Senators voted March 25 to tax the sale of marijuana, anticipating that the public will approve its use for medical reasons this November.
But several conservative Republicans balked at the measure, arguing that other medicines aren’t taxed.
“I’m hoping that the ballot measure doesn’t pass, but if it does and if it’s truly about medical marijuana, we don’t tax any other medicine,” said Sen. Russell Pearce, a Republican from Mesa. “We ought to be consistent in our tax policy in our state.”
But other lawmakers who dislike the idea of legalizing marijuana – but believe voters will approve its use for medical purposes – said taxing it would lessen its use.
“One thing I know of is that when you tax something, less of it happens and I want less of this to happen,” Sen. John Huppenthal, a Republican from Chandler, said of his support for S1222, which the Senate approved by a 17-12 vote.
Senate Minority Leader Jorge Garcia, the bill’s sponsor, said he fears that pot would destroy many families in communities he represents.
“But I recognize the realities,” the Tucson Democrat said. “The same initiative that is going to be before us in November has passed at least two times before. It will pass again.”
Voters in the 1990s twice approved the decriminalization of medical marijuana.

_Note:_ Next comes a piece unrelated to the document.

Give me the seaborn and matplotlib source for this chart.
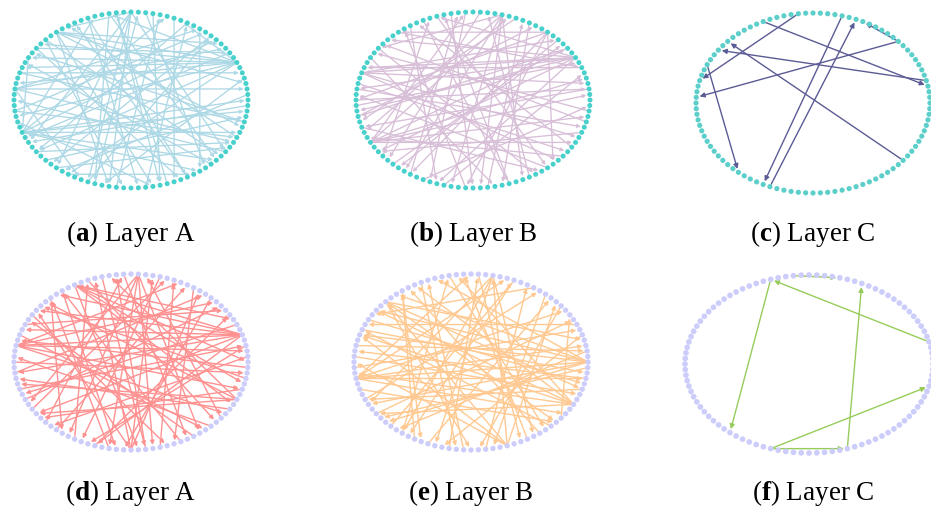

A 1996 measure, which passed with about 65 percent of the vote, still exists on the books. The law, though, is little more than symbolic due to a drafting error.
In 1997, the Legislature overturned the initiative supported the year before, but a referendum in 1998 reinstated the measure.
But Sen. Ron Gould, a Lake Havasu Republican, said the legislation should have been subject to the requirements of Proposition 108, the ballot initiative that requires a two-thirds vote for any act that results in a “net increase” in state revenues.
Garcia’s S1222 will exclude medical marijuana from exemptions to the state’s sales tax.
In its fiscal analysis of the bill, the Joint Legislative Budget Committee has noted that if medical marijuana were legal, it could be interpreted to fall under the tax exempt category for drugs and medical supplies.
The bill is conditional on the enactment of the “Arizona Medical Marijuana Act” ballot initiative this November.
Supporters of the initiative, which was proposed by the Arizona Medical Marijuana Policy Project, are currently collecting signatures to put it on the ballot.
If the measure passes, people diagnosed with cancer, AIDS, HIV, Alzheimer’s, Hepatitis C and amyotrophic lateral sclerosis, or ALS, would qualify for protection under state law.
Other people who would be permitted to use marijuana include those suffering from glaucoma and patients with “debilitating medical conditions” brought on by diseases or treatments that cause severe and chronic pain, nausea, seizures, muscle spasms and severe loss of muscle mass.
To obtain marijuana legally, patients would need a recommendation from a doctor and consent from the state Department of Health Services.
Doctors would be required to conduct a full patient examination and medical history assessment before issuing recommendations for marijuana.
The Department of Health Services also would be required to operate a computer system to track licensing of patients and designated caregivers. The department also would be charged with registering owners and employees of dispensaries. The database would be available to law enforcement agencies and dispensaries.
Medical marijuana users would be permitted to keep as much as 2.5 ounces of marijuana at a time. Licensed caregivers would be free to grow as many as 12 marijuana plants.
The possession mandates under the proposal would put Arizona roughly in the middle of the pack, compared to restrictions in other states.